Times I fretted about that, I reminded myself of how often I’ve heard people say that their photograph doesn’t look anything like them; perhaps it’s not so easy, after all, to recognize yourself, let alone in other people. The shutter falls and captures one exact moment instead of the one just before or after, and I suppose that a photograph traps a person, as surely as a body frozen in ice. Chance imprisons them, in a way, and someone who didn’t know them would think they always smiled just like that, wore their hair that way, had that mark, whatever it was, on their chin.

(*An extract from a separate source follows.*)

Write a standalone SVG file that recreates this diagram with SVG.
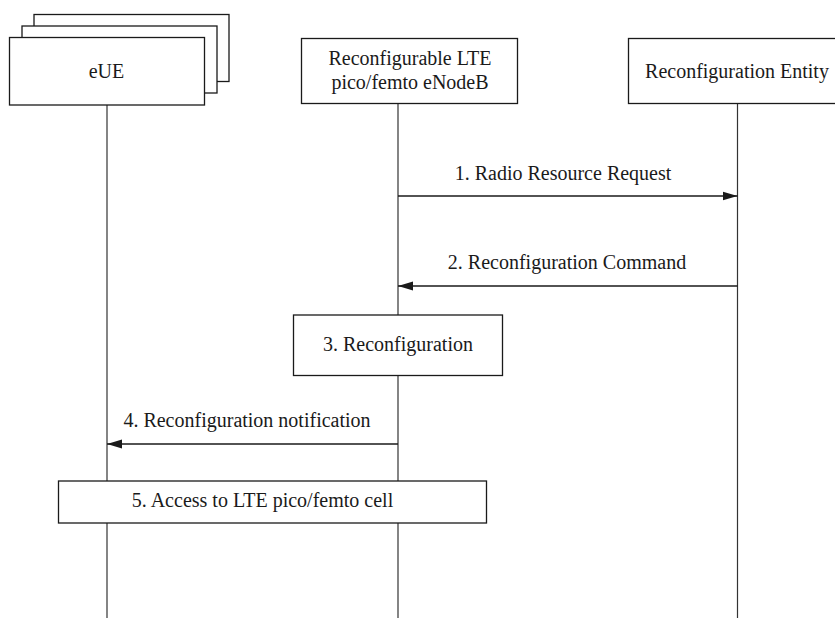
<svg xmlns="http://www.w3.org/2000/svg" width="835" height="618" viewBox="0 0 835 618">
  <style>
    .box { fill: #fff; stroke: #1a1a1a; stroke-width: 1.3; }
    .life { stroke: #333; stroke-width: 1.2; fill: none; }
    .msg { stroke: #1a1a1a; stroke-width: 1.3; fill: none; }
    text { font-family: "Liberation Serif", "Times New Roman", serif; font-size: 20px; fill: #1a1a1a; }
    .c { text-anchor: middle; }
  </style>
  <defs>
    <marker id="arrow" markerUnits="userSpaceOnUse" markerWidth="16" markerHeight="10" refX="15" refY="5" orient="auto">
      <path d="M0,0.6 L15,5 L0,9.4 Z" fill="#1a1a1a"/>
    </marker>
  </defs>

  <!-- lifelines -->
  <g id="lifelines">
    <line class="life" x1="107" y1="105" x2="107" y2="618"/>
    <line class="life" x1="398" y1="103" x2="398" y2="618"/>
    <line class="life" x1="737.5" y1="103" x2="737.5" y2="618"/>
  </g>

  <!-- participants -->
  <g id="eUE">
    <rect class="box" x="34" y="14.5" width="195" height="67"/>
    <rect class="box" x="22" y="26" width="195" height="67"/>
    <rect class="box" x="9.5" y="37.5" width="195" height="67.5"/>
    <text class="c" x="106.5" y="78">eUE</text>
  </g>
  <g id="eNodeB">
    <rect class="box" x="301.5" y="38.5" width="216" height="65"/>
    <text class="c" x="410" y="65">Reconfigurable LTE</text>
    <text class="c" x="410" y="89">pico/femto eNodeB</text>
  </g>
  <g id="reconfigEntity">
    <rect class="box" x="628.5" y="38.5" width="220" height="65"/>
    <text class="c" x="737" y="78">Reconfiguration Entity</text>
  </g>

  <!-- messages -->
  <g id="connectors">
    <line class="msg" x1="398" y1="196" x2="737.5" y2="196" marker-end="url(#arrow)"/>
    <text class="c" x="563" y="180">1. Radio Resource Request</text>
    <line class="msg" x1="737.5" y1="286" x2="398" y2="286" marker-end="url(#arrow)"/>
    <text class="c" x="567" y="269">2. Reconfiguration Command</text>
    <line class="msg" x1="398" y1="444" x2="107" y2="444" marker-end="url(#arrow)"/>
    <text class="c" x="247" y="427">4. Reconfiguration notification</text>
  </g>

  <!-- actions -->
  <g id="step3">
    <rect class="box" x="293.5" y="315" width="209" height="60.5"/>
    <text class="c" x="398" y="351">3. Reconfiguration</text>
  </g>
  <g id="step5">
    <rect class="box" x="58.5" y="481" width="428" height="42"/>
    <text class="c" x="262.5" y="507">5. Access to LTE pico/femto cell</text>
  </g>
</svg>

Perhaps it’s something to do with that, the reason people were so drawn to moving pictures. In the beginning, I mean, before they were made-up stories. The idea that you were seeing something that was more real, a train chugging in or people leaving a factory, even though they were things you
hadn’t given a thought to, all the times you’d seen them in life. I wasn’t curious enough to make the trip to the city, but I paid my ten cents and joined the queue when a cinematograph was set up here, during the celebrations for the new century. Real people doing real things but disappearing so quickly, their jerky movements carrying them away to one side or another. Glimpses, but no one to recognize, and when we came out, blinking, into the day, I knew what the little girl in front of me meant when she said, “Why wouldn’t it
slow down
?”
With what we see now it’s funny to think how fascinated people were by those first shows. Robbie and Edie are mad for the movies, like most people here, and my grandsons, of course, who have never known a world without them. I do go sometimes, especially when there are real things to see, a trip through Japan, or Princess Mary’s wedding. But I don’t have much interest in the ones that are all pie-in-the-face, or the love stories with penniless girls and wealthy lords. Besides, the way Robbie explained it, it’s all a trick, and I don’t mean just the miniature castles and painted scenery, things Edie reads about in her magazines. Even with the fastest of shutters there are still gaps, still lost moments, and there’s a name for it, though I forget what it is. The way our minds fool our eyes and we don’t notice those gaps, the way we see what we expect or want to see. Like the audience that gasps at an illusionist floating in the air, like an old woman looking in a mirror. Like the people who complain about their photographs, forgetting or ignoring the fact that in that instant they did look exactly like that, and that instant is part of them too.